The Dublin commission: Background

 

The Commission of Investigation, Dublin Archdiocese came about because of the RTÉ Prime Timeprogramme Cardinal Secrets, broadcast in October 2002.

Produced by Mary Raftery, with Mick Peelo reporting, it investigated the handling of clerical child sex abuse allegations in Dublin’s Catholic archdiocese.

The then minister for justice Michael McDowell said he was "very alarmed" by the programme which he found "deeply disturbing".

It led to the Commission of Investigation Act 2004, which allowed for the setting up of a type of inquiry which was more cost effective and efficient than a tribunal.

Under that Act the Commission of Investigation, Dublin Archdiocese was set up in March 2006, with a brief to report within 18 months.

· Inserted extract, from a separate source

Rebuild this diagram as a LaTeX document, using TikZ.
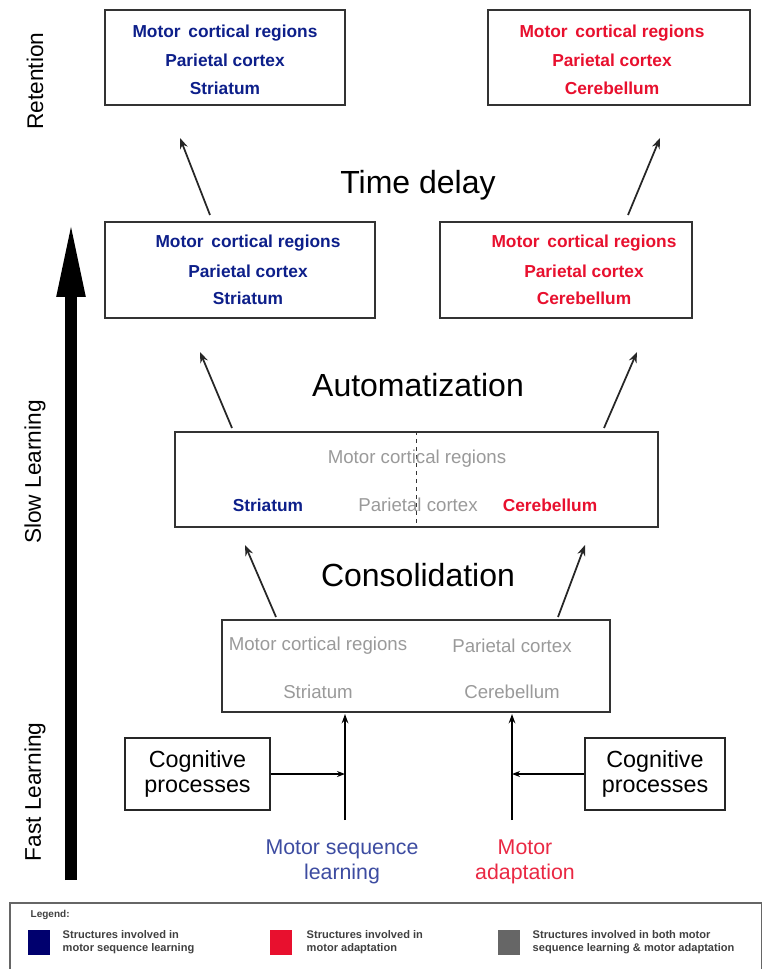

Chaired by Ms Justice Yvonne Murphy, assisted by barrister Ita Mangan and solicitor Hugh O’Neill, it was to investigate the handling of allegations of clerical child sex abuse in Dublin’s Catholic archdiocese by Church and State authorities covering the period January 1st, 1975 to April 30th, 2004, when Cardinal Desmond Connell stepped down as Archbishop of Dublin.

The commission’s work was done in private with confidentiality expected from and assured for participants.

Owing to the volume of material dealt with, concerning allegations against a sample of 46 accused priests from the relevant period, the commission sought time extensions. It presented its completed report to the Minister for Justice Dermot Ahern last July.

As some of the priests dealt with are currently before the courts, the Minister sought the Attorney General’s guidance on how to proceed. He was advised to seek the advice of the High Court, as recommended in such circumstances by the 2004 Act. He did so on September 8th last.

The edited report was not cleared for publication by Mr Justice Paul Gilligan of the High Court until November 19th.